**** Entries ****

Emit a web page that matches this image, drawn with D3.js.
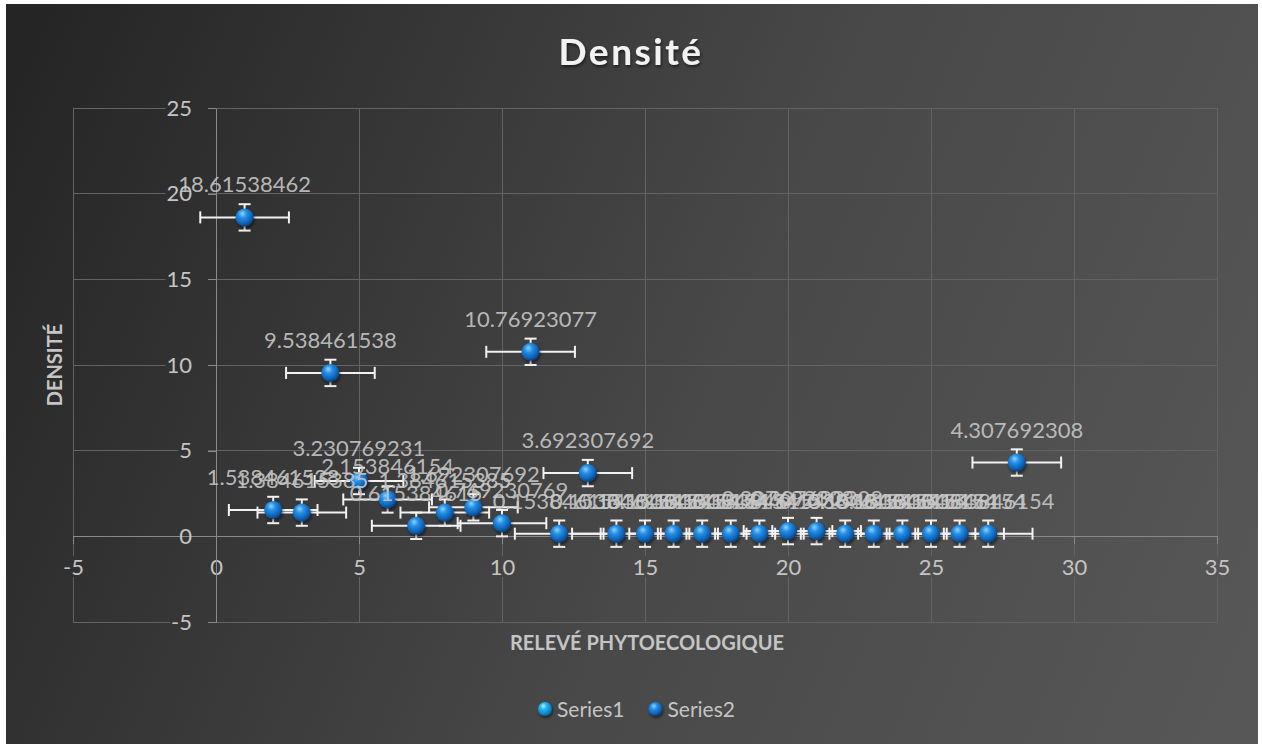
<!DOCTYPE html>
<html>
<head>
<meta charset="utf-8">
<title>Densité</title>
<style>
    body {
        margin: 0;
        background: #fff;
    }
    svg {
        font-family: Lato, "Open Sans", sans-serif;
        display: block;
    }
    .grid line {
        stroke: #636363;
        stroke-width: 1;
        shape-rendering: crispEdges;
    }
    .axis path,
    .axis line {
        stroke: #8a8a8a;
        stroke-width: 1.3;
        shape-rendering: crispEdges;
    }
    .axis text {
        fill: #c4c4c4;
        font-family: Lato, "Open Sans", sans-serif;
        font-size: 22px;
    }
    .err line {
        stroke: #f2f2f2;
        stroke-width: 2;
    }
    .label {
        fill: #c8c8c8;
        fill-opacity: .9;
        font-size: 22px;
        text-anchor: middle;
    }
</style>
</head>
<body>
<script src="https://d3js.org/d3.v7.min.js"></script>
<script>
    // data
    var releve = [1, 2, 3, 4, 5, 6, 7, 8, 9, 10, 11, 12, 13, 14, 15, 16, 17, 18, 19, 20, 21, 22, 23, 24, 25, 26, 27, 28];
    var densite = [18.61538462, 1.538461538, 1.384615385, 9.538461538, 3.230769231, 2.153846154, 0.615384615,
        1.384615385, 1.692307692, 0.769230769, 10.76923077, 0.153846154, 3.692307692,
        0.153846154, 0.153846154, 0.153846154, 0.153846154, 0.153846154, 0.153846154,
        0.307692308, 0.307692308,
        0.153846154, 0.153846154, 0.153846154, 0.153846154, 0.153846154, 0.153846154,
        4.307692308];
    var erreurX = 1.55;
    var erreurY = 0.77;
    var xTicks = [-5, 0, 5, 10, 15, 20, 25, 30, 35];
    var yTicks = [-5, 0, 5, 10, 15, 20, 25];
    var series = ["Series1", "Series2"];

    var W = 1262, H = 748;
    var plot = { left: 73, right: 1217, top: 108, bottom: 622 };

    var svg = d3.select("body").append("svg")
        .attr("width", W)
        .attr("height", H);

    var defs = svg.append("defs");

    // background gradient, user space so label boxes can reuse it
    var bg = defs.append("linearGradient")
        .attr("id", "bg")
        .attr("gradientUnits", "userSpaceOnUse")
        .attr("x1", 0).attr("y1", 100)
        .attr("x2", W).attr("y2", H - 100);
    bg.append("stop").attr("offset", 0).attr("stop-color", "#252525");
    bg.append("stop").attr("offset", 0.55).attr("stop-color", "#484848");
    bg.append("stop").attr("offset", 1).attr("stop-color", "#575757");

    // sphere markers
    function sphere(id, c0, c1, c2, c3) {
        var g = defs.append("radialGradient")
            .attr("id", id)
            .attr("cx", "40%").attr("cy", "35%").attr("r", "65%")
            .attr("fx", "38%").attr("fy", "28%");
        g.append("stop").attr("offset", 0).attr("stop-color", c0);
        g.append("stop").attr("offset", 0.35).attr("stop-color", c1);
        g.append("stop").attr("offset", 0.8).attr("stop-color", c2);
        g.append("stop").attr("offset", 1).attr("stop-color", c3);
    }
    sphere("s1", "#b6ecff", "#27b8f0", "#0a86c8", "#075d8e");
    sphere("s2", "#8fd2ff", "#2590e6", "#0d5fb2", "#08407c");

    var shadow = defs.append("filter").attr("id", "shadow")
        .attr("x", "-30%").attr("y", "-30%").attr("width", "160%").attr("height", "160%");
    shadow.append("feDropShadow")
        .attr("dx", 1).attr("dy", 2).attr("stdDeviation", 1.5)
        .attr("flood-color", "#000").attr("flood-opacity", 0.55);

    svg.append("rect")
        .attr("x", 6).attr("y", 4)
        .attr("width", W - 10).attr("height", H - 8)
        .attr("fill", "url(#bg)");

    // scales
    var x = d3.scaleLinear().domain([-5, 35]).range([plot.left, plot.right]);
    var y = d3.scaleLinear().domain([-5, 25]).range([plot.bottom, plot.top]);

    // gridlines
    var grid = svg.append("g").attr("class", "grid");
    grid.selectAll(".gx").data(xTicks).enter().append("line")
        .attr("x1", x).attr("x2", x)
        .attr("y1", plot.top).attr("y2", plot.bottom);
    grid.selectAll(".gy").data(yTicks).enter().append("line")
        .attr("y1", y).attr("y2", y)
        .attr("x1", plot.left).attr("x2", plot.right);

    // axes crossing at 0, plain hyphen for negatives
    var fmt = function(d) { return String(d); };
    var xAxis = svg.append("g")
        .attr("class", "axis")
        .attr("transform", "translate(0," + y(0) + ")")
        .call(d3.axisBottom(x).tickValues(xTicks).tickFormat(fmt).tickSize(8).tickSizeOuter(0).tickPadding(15));

    var yAxis = svg.append("g")
        .attr("class", "axis")
        .attr("transform", "translate(" + x(0) + ",0)")
        .call(d3.axisLeft(y).tickValues(yTicks).tickFormat(fmt).tickSize(8).tickSizeOuter(0).tickPadding(16));

    // hide the lines behind the tick labels, like excel does
    yAxis.selectAll(".tick").each(function() {
        var t = d3.select(this).select("text");
        var b = t.node().getBBox();
        var ty = +d3.select(this).attr("transform").match(/,([-\d.]+)/)[1];
        svg.insert("rect", ".axis")
            .attr("x", x(0) + b.x - 1)
            .attr("y", ty + b.y + 3)
            .attr("width", -b.x - 8 + 1)
            .attr("height", b.height - 6)
            .attr("fill", "url(#bg)");
    });
    xAxis.selectAll(".tick").each(function() {
        var t = d3.select(this).select("text");
        var b = t.node().getBBox();
        var tx = +d3.select(this).attr("transform").match(/\(([-\d.]+)/)[1];
        svg.insert("rect", ".axis")
            .attr("x", tx + b.x)
            .attr("y", y(0) + b.y + 3)
            .attr("width", b.width)
            .attr("height", b.height - 6)
            .attr("fill", "url(#bg)");
    });
    svg.selectAll(".axis").raise();

    var points = releve.map(function(r, i) { return { x: r, y: densite[i] }; });

    // error bars
    var err = svg.append("g").attr("class", "err");
    var cap = 6;
    points.forEach(function(p) {
        err.append("line")
            .attr("x1", x(p.x - erreurX)).attr("x2", x(p.x + erreurX))
            .attr("y1", y(p.y)).attr("y2", y(p.y));
        err.append("line")
            .attr("x1", x(p.x - erreurX)).attr("x2", x(p.x - erreurX))
            .attr("y1", y(p.y) - cap).attr("y2", y(p.y) + cap);
        err.append("line")
            .attr("x1", x(p.x + erreurX)).attr("x2", x(p.x + erreurX))
            .attr("y1", y(p.y) - cap).attr("y2", y(p.y) + cap);
        err.append("line")
            .attr("x1", x(p.x)).attr("x2", x(p.x))
            .attr("y1", y(p.y + erreurY)).attr("y2", y(p.y - erreurY));
        err.append("line")
            .attr("x1", x(p.x) - cap).attr("x2", x(p.x) + cap)
            .attr("y1", y(p.y + erreurY)).attr("y2", y(p.y + erreurY));
        err.append("line")
            .attr("x1", x(p.x) - cap).attr("x2", x(p.x) + cap)
            .attr("y1", y(p.y - erreurY)).attr("y2", y(p.y - erreurY));
    });

    // markers
    svg.append("g").selectAll("circle")
        .data(points)
        .enter().append("circle")
        .attr("cx", function(d) { return x(d.x); })
        .attr("cy", function(d) { return y(d.y); })
        .attr("r", 9)
        .attr("fill", "url(#s2)")
        .attr("filter", "url(#shadow)");

    // data labels
    svg.append("g").selectAll("text")
        .data(points)
        .enter().append("text")
        .attr("class", "label")
        .attr("x", function(d) { return x(d.x); })
        .attr("y", function(d) { return y(d.y) - 25; })
        .text(function(d) { return String(d.y); });

    // title
    svg.append("text")
        .attr("x", 631).attr("y", 65)
        .attr("text-anchor", "middle")
        .style("font-size", "37px")
        .style("font-weight", "bold")
        .style("letter-spacing", "2.5px")
        .attr("fill", "#f2f2f2")
        .attr("filter", "url(#shadow)")
        .text("Densité");

    // axis titles
    svg.append("text")
        .attr("transform", "translate(62,365) rotate(-90)")
        .attr("text-anchor", "middle")
        .style("font-size", "20px")
        .style("font-weight", "bold")
        .attr("fill", "#c4c4c4")
        .text("DENSITÉ");

    svg.append("text")
        .attr("x", 647).attr("y", 650)
        .attr("text-anchor", "middle")
        .style("font-size", "20px")
        .style("font-weight", "bold")
        .attr("fill", "#c4c4c4")
        .text("RELEVÉ PHYTOECOLOGIQUE");

    // legend
    var legend = svg.append("g").attr("transform", "translate(0,709)");
    var lx = 538;
    series.forEach(function(s, i) {
        legend.append("circle")
            .attr("cx", lx + 7).attr("cy", 0).attr("r", 7)
            .attr("fill", i === 0 ? "url(#s1)" : "url(#s2)")
            .attr("filter", "url(#shadow)");
        var t = legend.append("text")
            .attr("x", lx + 19).attr("y", 7.5)
            .style("font-size", "21px")
            .attr("fill", "#c4c4c4")
            .text(s);
        lx += 19 + t.node().getComputedTextLength() + 24;
    });
</script>
</body>
</html>
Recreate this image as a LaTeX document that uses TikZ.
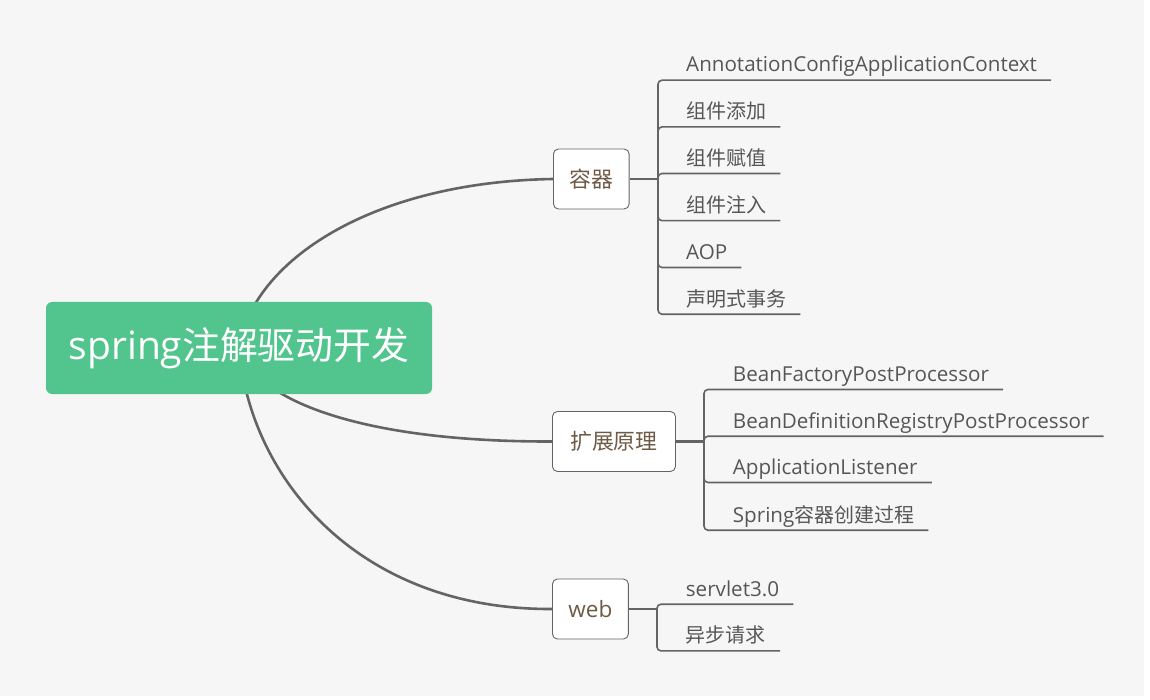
\documentclass[tikz,border=0pt]{standalone}
\usepackage{fontspec}
\setmainfont{Open Sans}
\newfontfamily\zh[Scale=0.97]{Noto Sans CJK SC}
\definecolor{bggray}{HTML}{F6F6F6}
\definecolor{rootgreen}{HTML}{52C48D}
\definecolor{linegray}{HTML}{646464}
\definecolor{boxtext}{HTML}{6E5A45}
\definecolor{leaftext}{HTML}{565656}

\begin{document}
\begin{tikzpicture}[x=1pt,y=-1pt,
  rootbox/.style={fill=rootgreen, rounded corners=6pt, text=white,
    minimum width=386pt, minimum height=92pt, font=\fontsize{39}{45}\selectfont},
  topic/.style={draw=linegray, fill=white, line width=0.9pt, rounded corners=5pt,
    anchor=west, minimum height=60pt, inner xsep=16pt, text=boxtext,
    font=\fontsize{22.5}{27}\selectfont},
  leaf/.style={anchor=base west, inner xsep=14pt, inner ysep=0pt, text depth=8pt,
    text=leaftext, font=\fontsize{20.6}{24}\selectfont},
  curve/.style={linegray, line width=2.6pt},
  stub/.style={linegray, line width=2.4pt},
  twig/.style={linegray, line width=1.6pt, rounded corners=4pt}]

\fill[bggray] (0,0) rectangle (1144,696);
\useasboundingbox (0,0) rectangle (1150,700);

\coordinate (rc) at (239,348);

% main topics
\node[topic] (box1) at (553,179) {\zh 容器};
\node[topic, minimum width=123pt] (box2) at (552,441.5) {\zh 扩展原理};
\node[topic] (box3) at (552,609) {web};

\draw[curve] (rc) .. controls (252,262) and (370,182) .. (box1.west);
\draw[curve] (rc) .. controls (255,400) and (360,442) .. (box2.west);
\draw[curve] (rc) .. controls (250,480) and (360,610) .. (box3.west);

\node[rootbox] (root) at (rc) {spring{\zh 注解驱动开发}};

% container
\coordinate (k1) at (658,179);
\draw[stub] (box1.east) -- (k1);

\node[leaf] (a1) at (672,72) {AnnotationConfigApplicationContext};
\node[leaf] (a2) at (672,118.7) {\zh 组件添加};
\node[leaf] (a3) at (672,165.3) {\zh 组件赋值};
\node[leaf] (a4) at (672,212.5) {\zh 组件注入};
\node[leaf] (a5) at (672,259.3) {AOP};
\node[leaf] (a6) at (672,306) {\zh 声明式事务};

\draw[twig] (k1) |- (a1.south east);
\draw[twig] (k1) |- (a2.south east);
\draw[twig] (k1) |- (a3.south east);
\draw[twig] (k1) |- (a4.south east);
\draw[twig] (k1) |- (a5.south east);
\draw[twig] (k1) |- (a6.south east);

% extension
\coordinate (k2) at (704,441.5);
\draw[stub] (box2.east) -- (k2);

\node[leaf] (b1) at (718.7,381.3) {BeanFactoryPostProcessor};
\node[leaf] (b2) at (718.7,428) {BeanDefinitionRegistryPostProcessor};
\node[leaf] (b3) at (718.7,474.3) {ApplicationListener};
\node[leaf] (b4) at (718.7,522) {Spring{\zh 容器创建过程}};

\draw[twig] (k2) |- (b1.south east);
\draw[twig] (k2) |- (b2.south east);
\draw[twig] (k2) |- (b3.south east);
\draw[twig] (k2) |- (b4.south east);

% web
\coordinate (k3) at (657,609);
\draw[stub] (box3.east) -- (k3);

\node[leaf] (c1) at (671.7,596) {servlet3.0};
\node[leaf] (c2) at (671.7,642.7) {\zh 异步请求};

\draw[twig] (k3) |- (c1.south east);
\draw[twig] (k3) |- (c2.south east);

\end{tikzpicture}
\end{document}
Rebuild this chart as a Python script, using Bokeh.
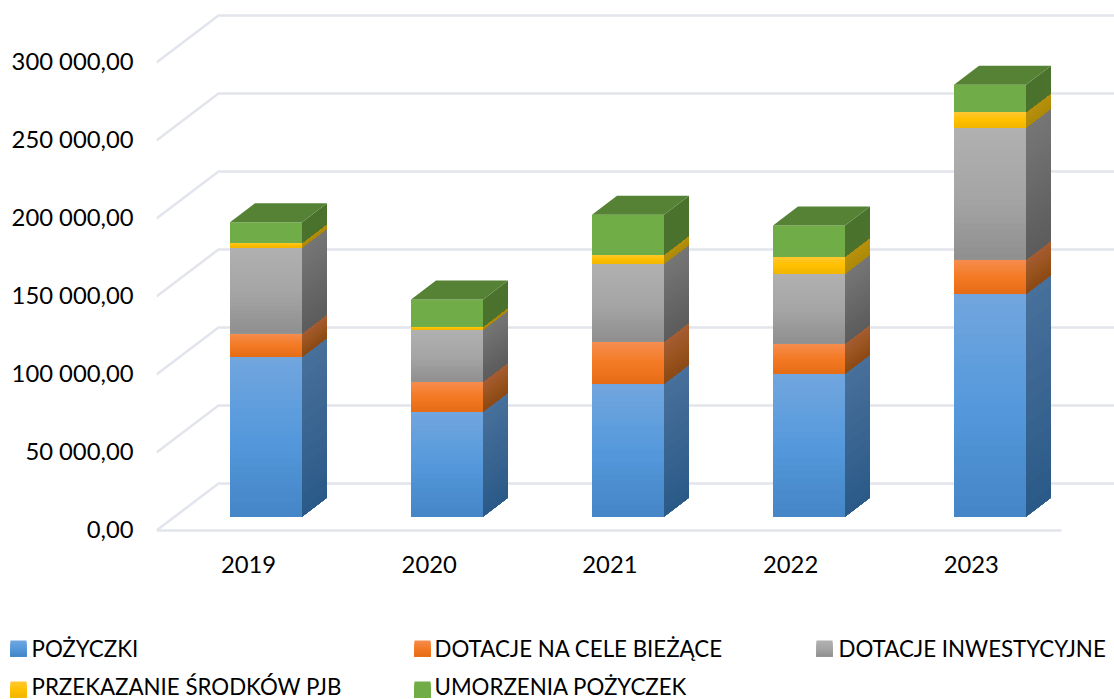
from bokeh.plotting import figure
from bokeh.layouts import column
from bokeh.models import FixedTicker, Range1d
from bokeh.core.properties import value
from bokeh.embed import file_html
from bokeh.resources import INLINE

years = ["2019", "2020", "2021", "2022", "2023"]
pozyczki = [102400, 67300, 85200, 91700, 142800]
dotacje_biezace = [15000, 19200, 26900, 19200, 21900]
dotacje_inwestycyjne = [55100, 33400, 50000, 44900, 84600]
przekazanie_pjb = [2950, 1900, 5800, 10800, 10000]
umorzenia = [13200, 17300, 25600, 19900, 17500]
y_ticks = [0, 50000, 100000, 150000, 200000, 250000, 300000]
y_labels = ["0,00", "50 000,00", "100 000,00", "150 000,00", "200 000,00", "250 000,00", "300 000,00"]

names = ["POŻYCZKI", "DOTACJE NA CELE BIEŻĄCE", "DOTACJE INWESTYCYJNE", "PRZEKAZANIE ŚRODKÓW PJB", "UMORZENIA POŻYCZEK"]
series = [pozyczki, dotacje_biezace, dotacje_inwestycyjne, przekazanie_pjb, umorzenia]
front_stops = [("#72A6DE", "#5599DC", "#4485C6"), ("#F58D50", "#F47A25", "#E66C16"),
               ("#B0B0B0", "#A6A6A6", "#8F8F8F"), ("#FFC835", "#FFC000", "#F2B600"),
               ("#70AD47", "#70AD47", "#70AD47")]
side_stops = [("#48709B", "#3A6591", "#2A5A88"), ("#A65D33", "#9A5420", "#8C4A14"),
              ("#767676", "#696969", "#5C5C5C"), ("#B8920F", "#B38E0C", "#AD8A0A"),
              ("#4B732E", "#4B732E", "#4B732E")]
top_color = "#568235"
grid_color = "#E2E5EC"
FONT = "Lato"
FS_TICK = "23.8px"
FS_LEG = "22.3px"

PX_X = 181.0
PX_Y = 50000 / 78.0
bar_left, bar_w = 73.5 / PX_X, 72 / PX_X
depth_x, depth_y = 25 / PX_X, 19 * PX_Y
base_y = 14 * PX_Y
wall_x, wall_y = 62 / PX_X, 47 * PX_Y
N = 22


def hex2rgb(c):
    return [int(c[i:i + 2], 16) for i in (1, 3, 5)]


def ramp(stops, t):
    if t < 0.5:
        a, b, f = stops[0], stops[1], t * 2
    else:
        a, b, f = stops[1], stops[2], (t - 0.5) * 2
    ca, cb = hex2rgb(a), hex2rgb(b)
    return "#%02x%02x%02x" % tuple(round(u + (v - u) * f) for u, v in zip(ca, cb))


p = figure(width=1114, height=625, output_backend="svg", toolbar_location=None,
           x_range=Range1d(0, 958 / PX_X), y_range=Range1d(-4 * PX_Y, 530 * PX_Y),
           min_border_left=156, min_border_right=0, min_border_top=0, min_border_bottom=91,
           outline_line_color=None, frame_align=False)
p.grid.visible = False

# walls and floor
gx, gy = [[0, 5]], [[0, 0]]
for t in y_ticks:
    gx.append([0, wall_x, 6])
    gy.append([t, t + wall_y, t + wall_y])
p.multi_line(gx, gy, line_color=grid_color, line_width=2.5)

# bars: each gradient stripe runs down to the foot of its segment, so no seams show
xs, ys, cs = [], [], []
for i in range(len(years)):
    x0 = i + bar_left
    x1 = x0 + bar_w
    bottom = base_y
    for k, s in enumerate(series):
        h = s[i]
        for j in range(N):
            hi = bottom + h * (1 - j / N)
            xs.append([x1, x1 + depth_x, x1 + depth_x, x1])
            ys.append([bottom, bottom + depth_y, hi + depth_y, hi])
            cs.append(ramp(side_stops[k], (j + 0.5) / N))
        for j in range(N):
            hi = bottom + h * (1 - j / N)
            xs.append([x0, x1, x1, x0])
            ys.append([bottom, bottom, hi, hi])
            cs.append(ramp(front_stops[k], (j + 0.5) / N))
        bottom += h
    xs.append([x0, x1, x1 + depth_x, x0 + depth_x])
    ys.append([bottom, bottom, bottom + depth_y, bottom + depth_y])
    cs.append(top_color)
p.patches(xs, ys, fill_color=cs, line_color=None)

# axes (labels sit 2px above their gridline starts, as in the reference)
label_lift = 2 * PX_Y
tick_y = [t + label_lift for t in y_ticks]
ya = p.yaxis[0]
ya.ticker = FixedTicker(ticks=tick_y)
ya.major_label_overrides = dict(zip(tick_y, y_labels))
ya.axis_line_color = None
ya.major_tick_line_color = None
ya.minor_tick_line_color = None
ya.major_label_standoff = 17
ya.major_label_text_font = FONT
ya.major_label_text_font_size = FS_TICK
ya.major_label_text_color = "#000000"

tick_x = [i * 180.7 / PX_X + 92 / PX_X for i in range(len(years))]
xa = p.xaxis[0]
xa.ticker = FixedTicker(ticks=tick_x)
xa.major_label_overrides = dict(zip(tick_x, years))
xa.axis_line_color = None
xa.major_tick_line_color = None
xa.minor_tick_line_color = None
xa.major_label_standoff = 15
xa.major_label_text_font = FONT
xa.major_label_text_font_size = FS_TICK
xa.major_label_text_color = "#000000"

# legend strip (canvas pixels, y downward from its top)
leg = figure(width=1114, height=74, output_backend="svg", toolbar_location=None,
             x_range=Range1d(0, 1114), y_range=Range1d(74, 0),
             min_border_left=0, min_border_right=0, min_border_top=0, min_border_bottom=0,
             outline_line_color=None, frame_align=False)
leg.grid.visible = False
leg.axis.visible = False
slots = [(10, 23), (414, 23), (816, 23), (10, 64), (414, 64)]
text_x = [31, 434, 838, 31, 434]
text_y = [23, 23, 23, 61, 61]
lx, ly, lc = [], [], []
for k, (sx, sy) in enumerate(slots):
    for j in range(12):
        a = sy - 8 + j * 16 / 12
        lx.append([sx, sx + 16, sx + 16, sx])
        ly.append([a, a, sy + 8, sy + 8])
        lc.append(ramp(front_stops[k], (j + 0.5) / 12))
leg.patches(lx, ly, fill_color=lc, line_color=None)
leg.text(text_x, text_y, text=names,
         text_font=value(FONT), text_font_size=FS_LEG, text_baseline="middle", text_align="left",
         text_color="#000000")

layout = column(p, leg, spacing=0)
open("out.html", "w").write(file_html(layout, INLINE))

****

* [Objective] Only the lines from "Rebuild this chart" through "from bokeh.resources import INLINE" should appear in your output, copied exactly with both end lines, and with no pictures.

* [Reply]
Rebuild this chart as a Python script, using Bokeh.
from bokeh.plotting import figure
from bokeh.layouts import column
from bokeh.models import FixedTicker, Range1d
from bokeh.core.properties import value
from bokeh.embed import file_html
from bokeh.resources import INLINE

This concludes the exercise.